HH is an autosomal-recessive disorder. Therefore, heterozygosity for C282Y is not associated with a significant risk of developing clinical hemochromatosis. Nevertheless, 4–15% of laboratories responded that HFE C282Y heterozygosity would “likely contribute” to biochemical iron overload. Of note, an additional 8–20% of laboratories responded that the C282Y heterozygous genotype was “inconclusive” for contributing to iron overload. This observed lack of consensus in interpretive responses may be due to some published population screening studies showing an increased trend in ferritin and transferrin saturation parameters in C282Y heterozygotes compared with wild-type individuals.2,19 However, the range of iron indices in these studies overlapped with those in wild-type individuals, and the overwhelming evidence indicates that C282Y heterozygotes are not at increased risk of developing clinical hemochromatosis.3,5,16,20

Despite the observed lack of consensus, interpretive responses for the problematic genotypes improved over the 10-year time window of evaluation.

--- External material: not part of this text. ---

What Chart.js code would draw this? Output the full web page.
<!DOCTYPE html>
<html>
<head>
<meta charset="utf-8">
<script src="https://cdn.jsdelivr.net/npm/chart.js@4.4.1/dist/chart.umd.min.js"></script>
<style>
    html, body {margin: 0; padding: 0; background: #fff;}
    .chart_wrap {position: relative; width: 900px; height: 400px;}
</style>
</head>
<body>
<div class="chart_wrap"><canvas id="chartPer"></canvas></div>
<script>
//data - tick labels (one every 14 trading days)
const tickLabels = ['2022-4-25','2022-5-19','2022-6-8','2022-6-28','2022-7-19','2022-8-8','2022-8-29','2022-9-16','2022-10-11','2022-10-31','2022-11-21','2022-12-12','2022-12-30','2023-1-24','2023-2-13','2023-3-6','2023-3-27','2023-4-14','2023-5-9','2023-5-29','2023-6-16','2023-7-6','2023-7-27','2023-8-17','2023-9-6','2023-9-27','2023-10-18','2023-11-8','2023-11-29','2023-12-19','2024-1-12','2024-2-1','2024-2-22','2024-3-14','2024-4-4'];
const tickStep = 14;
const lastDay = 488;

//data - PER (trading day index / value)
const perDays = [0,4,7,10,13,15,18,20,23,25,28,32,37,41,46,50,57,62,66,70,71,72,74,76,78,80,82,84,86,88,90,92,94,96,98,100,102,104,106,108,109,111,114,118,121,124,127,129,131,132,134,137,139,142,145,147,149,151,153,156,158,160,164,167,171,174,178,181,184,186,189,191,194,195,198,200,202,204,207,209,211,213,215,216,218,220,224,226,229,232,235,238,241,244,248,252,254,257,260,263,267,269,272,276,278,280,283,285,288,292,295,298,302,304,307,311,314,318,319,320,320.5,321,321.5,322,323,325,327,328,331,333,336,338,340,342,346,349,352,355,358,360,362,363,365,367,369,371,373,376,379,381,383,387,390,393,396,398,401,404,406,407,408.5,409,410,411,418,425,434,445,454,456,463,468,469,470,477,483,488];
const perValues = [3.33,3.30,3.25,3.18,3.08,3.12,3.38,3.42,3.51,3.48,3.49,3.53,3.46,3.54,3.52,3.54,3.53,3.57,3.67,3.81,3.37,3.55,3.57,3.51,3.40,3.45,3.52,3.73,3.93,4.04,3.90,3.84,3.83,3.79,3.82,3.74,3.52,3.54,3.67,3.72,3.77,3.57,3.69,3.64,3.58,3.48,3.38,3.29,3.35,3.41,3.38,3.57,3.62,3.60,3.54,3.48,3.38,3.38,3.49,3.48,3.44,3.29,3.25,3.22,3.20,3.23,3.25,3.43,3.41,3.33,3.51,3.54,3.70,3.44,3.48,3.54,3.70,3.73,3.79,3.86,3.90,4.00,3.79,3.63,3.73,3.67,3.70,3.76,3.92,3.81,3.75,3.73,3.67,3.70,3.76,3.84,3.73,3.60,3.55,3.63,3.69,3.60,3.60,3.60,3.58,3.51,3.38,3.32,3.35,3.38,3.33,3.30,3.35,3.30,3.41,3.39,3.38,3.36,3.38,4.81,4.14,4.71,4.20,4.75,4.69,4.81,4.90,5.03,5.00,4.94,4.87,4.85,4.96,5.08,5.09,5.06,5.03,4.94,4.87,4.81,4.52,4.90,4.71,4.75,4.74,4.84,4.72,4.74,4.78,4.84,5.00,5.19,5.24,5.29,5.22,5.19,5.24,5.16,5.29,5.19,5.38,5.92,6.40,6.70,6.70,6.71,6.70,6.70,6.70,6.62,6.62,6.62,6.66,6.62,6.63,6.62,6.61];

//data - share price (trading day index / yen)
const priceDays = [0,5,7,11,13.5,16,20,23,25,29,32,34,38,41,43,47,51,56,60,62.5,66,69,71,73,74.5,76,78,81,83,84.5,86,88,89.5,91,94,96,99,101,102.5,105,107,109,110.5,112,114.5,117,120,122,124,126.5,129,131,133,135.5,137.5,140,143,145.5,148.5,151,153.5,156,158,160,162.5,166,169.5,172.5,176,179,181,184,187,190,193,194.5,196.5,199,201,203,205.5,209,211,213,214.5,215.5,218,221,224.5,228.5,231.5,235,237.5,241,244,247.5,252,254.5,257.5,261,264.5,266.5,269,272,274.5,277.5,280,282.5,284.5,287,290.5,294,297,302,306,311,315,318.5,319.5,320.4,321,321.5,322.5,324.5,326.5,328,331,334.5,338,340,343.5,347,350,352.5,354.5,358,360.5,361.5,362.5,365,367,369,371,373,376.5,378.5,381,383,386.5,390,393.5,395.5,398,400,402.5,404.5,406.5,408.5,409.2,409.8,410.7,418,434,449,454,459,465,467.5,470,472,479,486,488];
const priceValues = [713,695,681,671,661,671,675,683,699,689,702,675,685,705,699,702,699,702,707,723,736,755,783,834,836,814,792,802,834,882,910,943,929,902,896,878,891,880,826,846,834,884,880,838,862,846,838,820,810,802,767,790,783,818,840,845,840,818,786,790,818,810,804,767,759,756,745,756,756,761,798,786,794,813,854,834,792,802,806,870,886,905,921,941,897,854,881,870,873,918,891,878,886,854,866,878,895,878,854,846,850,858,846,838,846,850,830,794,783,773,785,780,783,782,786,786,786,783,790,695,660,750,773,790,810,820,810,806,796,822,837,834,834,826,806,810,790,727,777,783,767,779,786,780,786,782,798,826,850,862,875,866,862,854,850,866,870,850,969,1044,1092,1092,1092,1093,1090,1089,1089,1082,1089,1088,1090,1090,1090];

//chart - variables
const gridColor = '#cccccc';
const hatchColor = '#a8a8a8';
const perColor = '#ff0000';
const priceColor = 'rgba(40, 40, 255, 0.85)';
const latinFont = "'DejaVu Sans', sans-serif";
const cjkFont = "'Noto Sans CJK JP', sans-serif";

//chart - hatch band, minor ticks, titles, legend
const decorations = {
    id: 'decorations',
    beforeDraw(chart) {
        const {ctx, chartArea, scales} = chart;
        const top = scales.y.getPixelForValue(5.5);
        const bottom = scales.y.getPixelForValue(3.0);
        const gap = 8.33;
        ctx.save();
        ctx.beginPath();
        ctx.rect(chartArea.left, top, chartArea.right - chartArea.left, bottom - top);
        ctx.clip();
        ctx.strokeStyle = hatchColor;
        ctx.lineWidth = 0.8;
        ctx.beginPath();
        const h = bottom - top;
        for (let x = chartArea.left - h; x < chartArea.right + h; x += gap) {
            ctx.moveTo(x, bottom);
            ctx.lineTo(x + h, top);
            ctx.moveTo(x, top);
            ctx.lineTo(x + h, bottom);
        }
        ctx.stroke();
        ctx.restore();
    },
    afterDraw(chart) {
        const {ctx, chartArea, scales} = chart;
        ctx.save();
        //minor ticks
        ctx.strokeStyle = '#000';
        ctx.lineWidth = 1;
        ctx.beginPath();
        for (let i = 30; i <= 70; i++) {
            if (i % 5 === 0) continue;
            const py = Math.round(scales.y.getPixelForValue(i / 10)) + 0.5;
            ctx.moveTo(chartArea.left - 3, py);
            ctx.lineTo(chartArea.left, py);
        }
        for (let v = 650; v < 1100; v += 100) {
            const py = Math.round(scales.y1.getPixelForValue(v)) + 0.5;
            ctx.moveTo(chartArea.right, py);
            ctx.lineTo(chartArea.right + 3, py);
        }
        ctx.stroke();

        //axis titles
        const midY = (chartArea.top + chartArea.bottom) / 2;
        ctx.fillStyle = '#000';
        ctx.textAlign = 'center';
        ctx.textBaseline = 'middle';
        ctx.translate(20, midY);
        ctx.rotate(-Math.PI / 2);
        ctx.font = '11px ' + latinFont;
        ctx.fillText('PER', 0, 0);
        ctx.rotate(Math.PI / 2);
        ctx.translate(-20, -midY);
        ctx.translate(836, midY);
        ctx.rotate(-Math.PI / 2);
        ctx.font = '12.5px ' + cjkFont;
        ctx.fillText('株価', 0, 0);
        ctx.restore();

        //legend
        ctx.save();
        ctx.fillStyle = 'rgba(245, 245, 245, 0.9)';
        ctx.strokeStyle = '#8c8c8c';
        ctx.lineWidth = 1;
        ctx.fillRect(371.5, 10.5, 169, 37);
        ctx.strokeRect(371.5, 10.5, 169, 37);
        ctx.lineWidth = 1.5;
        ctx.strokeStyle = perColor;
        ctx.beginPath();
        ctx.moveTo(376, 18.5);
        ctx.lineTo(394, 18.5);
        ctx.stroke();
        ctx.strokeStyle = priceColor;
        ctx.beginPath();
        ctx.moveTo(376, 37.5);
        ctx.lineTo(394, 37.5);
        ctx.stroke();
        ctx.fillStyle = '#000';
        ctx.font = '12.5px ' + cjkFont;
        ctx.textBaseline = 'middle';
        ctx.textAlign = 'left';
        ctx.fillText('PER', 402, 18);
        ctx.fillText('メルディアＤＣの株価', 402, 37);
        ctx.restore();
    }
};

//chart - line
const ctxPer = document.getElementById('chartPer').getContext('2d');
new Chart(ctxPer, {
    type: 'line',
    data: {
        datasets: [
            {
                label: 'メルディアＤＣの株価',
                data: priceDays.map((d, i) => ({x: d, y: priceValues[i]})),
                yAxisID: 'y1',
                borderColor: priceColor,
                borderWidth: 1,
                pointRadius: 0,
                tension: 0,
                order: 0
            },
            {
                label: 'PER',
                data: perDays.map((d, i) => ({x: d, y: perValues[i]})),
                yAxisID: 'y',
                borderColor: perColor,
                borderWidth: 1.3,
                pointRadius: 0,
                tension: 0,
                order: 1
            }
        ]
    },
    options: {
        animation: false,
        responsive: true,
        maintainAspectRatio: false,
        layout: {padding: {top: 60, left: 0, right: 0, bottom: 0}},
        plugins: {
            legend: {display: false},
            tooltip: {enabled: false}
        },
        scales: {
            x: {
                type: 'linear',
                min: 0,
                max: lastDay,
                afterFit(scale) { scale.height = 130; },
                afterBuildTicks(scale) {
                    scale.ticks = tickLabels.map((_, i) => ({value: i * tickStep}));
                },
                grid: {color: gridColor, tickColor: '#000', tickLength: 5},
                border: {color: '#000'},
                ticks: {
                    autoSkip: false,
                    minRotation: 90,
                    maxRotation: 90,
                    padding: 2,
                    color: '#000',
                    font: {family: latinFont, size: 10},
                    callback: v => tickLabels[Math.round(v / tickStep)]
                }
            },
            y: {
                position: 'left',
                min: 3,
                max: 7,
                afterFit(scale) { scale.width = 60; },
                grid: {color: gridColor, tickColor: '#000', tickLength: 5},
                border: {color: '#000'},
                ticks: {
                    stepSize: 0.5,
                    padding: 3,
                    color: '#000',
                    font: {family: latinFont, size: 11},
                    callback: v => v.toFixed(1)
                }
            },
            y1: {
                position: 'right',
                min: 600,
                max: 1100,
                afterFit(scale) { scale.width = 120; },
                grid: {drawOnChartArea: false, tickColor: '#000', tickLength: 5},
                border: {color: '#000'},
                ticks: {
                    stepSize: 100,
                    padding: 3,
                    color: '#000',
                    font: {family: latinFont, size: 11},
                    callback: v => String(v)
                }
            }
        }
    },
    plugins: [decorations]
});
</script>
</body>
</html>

This performance improvement may be due to prolonged participation in the PT survey (perhaps as a result of education via the PT survey analysis discussion that is distributed to participating laboratories) or to additional clarifying publications in the literature over the time period analyzed. It should also be noted that it is difficult to accurately assess the clinical interpretation of a laboratory result in a simple multiple-choice survey format, and CAP does not solicit laboratory reports for a more complex analysis of reporting language. Patient-specific laboratory reports are likely to use clinical interpretation language that is more nuanced and descriptive than the three simplified discrete choices provided by the CAP survey. A recent publication investigating whether test results for HFE C282Y heterozygosity were associated with increased patient anxiety or harm indicated that these results were being appropriately interpreted as associated with no increased risk of disease.21 However, it is possible that the observed PT survey heterogeneity in clinical interpretations of HFE genotyping may also be reflected in clinical diagnostic laboratory test reports that go to clinicians, and some misinterpretation of results may then ensue. There may be a need for further consensus and standardization in this area.

Previous publications have analyzed CAP/ACMG PT data for a variety of molecular genetic tests, including microsatellite instability, Tay-Sachs disease, Canavan disease, familial dysautonomia, BRCA1/2, pharmacogenetic analytes, Huntington disease, cystic fibrosis, fragile X syndrome, and other rare inherited disorders.14,15,22,23,24,25,26,27 Other publications have examined cystic fibrosis molecular testing in both the United States and Italy.28,29 All of these publications indicate that molecular genetic tests have excellent analytic performance, with an overall sensitivity greater than 95% and specificity greater than 99%. In addition, these published analytical error rates for molecular genetic tests are quite comparable to those found for other more automated diagnostic analytes in laboratory medicine, with well-documented analytical error rates ranging from 0.01 to 5%.30,31,32,33,34,35,36 Prior publications have also documented findings analogous to this study concerning a higher variability in interpretive (compared with analytical) performance, with interpretive accuracy rates ranging from 92.5% for BRCA1/2 (ref. 25) to 99.7% for familial dysautonomia.23 Our findings for HFE are consistent with these results, with respect to both analytic and interpretive performance. Virtually all of the aforementioned genetic testing is performed using laboratory-developed tests or laboratory-developed procedures, and there are no commercially available US Food and Drug Administration–cleared tests for HFE genotyping. Laboratory-developed molecular methods for the detection of genetic diseases thus yield highly accurate analytical results.

Disclosure

J.H. and T.L. are employees of the College of American Pathologists. The other authors declare no conflict of interest.